August 18, 2023

Run Llama 2 on your MacBook in Minutes Using PyXet

Srini Kadamati

Llama 2 is quite large (~660GB), can take a while to download, and some of you may not have extra disk space on your computer. The good news is that you don’t have to download the entire LlaMa 2 folder of models to run a specific one. We’ve mirrored the models to XetHub so that you can stream and run the specific model you want to try on your desktop with a few lines of code.

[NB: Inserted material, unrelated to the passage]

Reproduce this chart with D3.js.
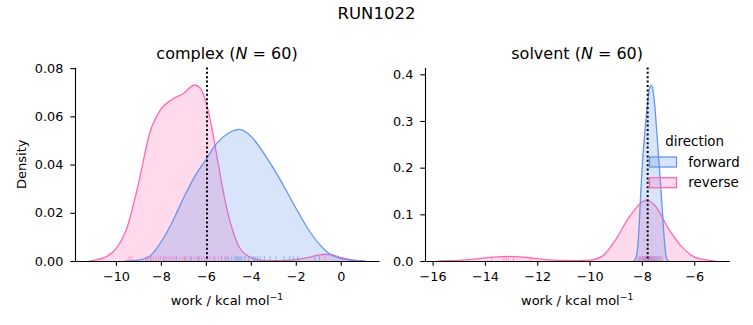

We’ll take advantage of XetHub’s ability to stream large assets to run the Llama 2 model from a MacBook.

0. Pre-requisites

  • Register with Meta: First and foremost, fill out Meta’s form to request access to Llama 2. The email you use here needs to match the one you use for your XetHub account.

  • Install XCode Command Line Tools: We’ll be using make in this tutorial and installing Xcode Command Line Tools is the simplest path forward. Type xcode-select --install in your terminal of choice to confirm your existing installation or start the download and installation!

  • Python 3.7+: One of the libraries we’re going to use requires Python 3.7 or greater. Check the version you have with python3 --version and use this helpful guide if you need to upgrade your version of Python.

1. Create Account & Install PyXet

Mounting models hosted on XetHub requires a free account.

Once you can run xet ls xet://XetHub/Flickr30k successfully, then you know that you’re authenticated with XetHub and have the right libraries installed.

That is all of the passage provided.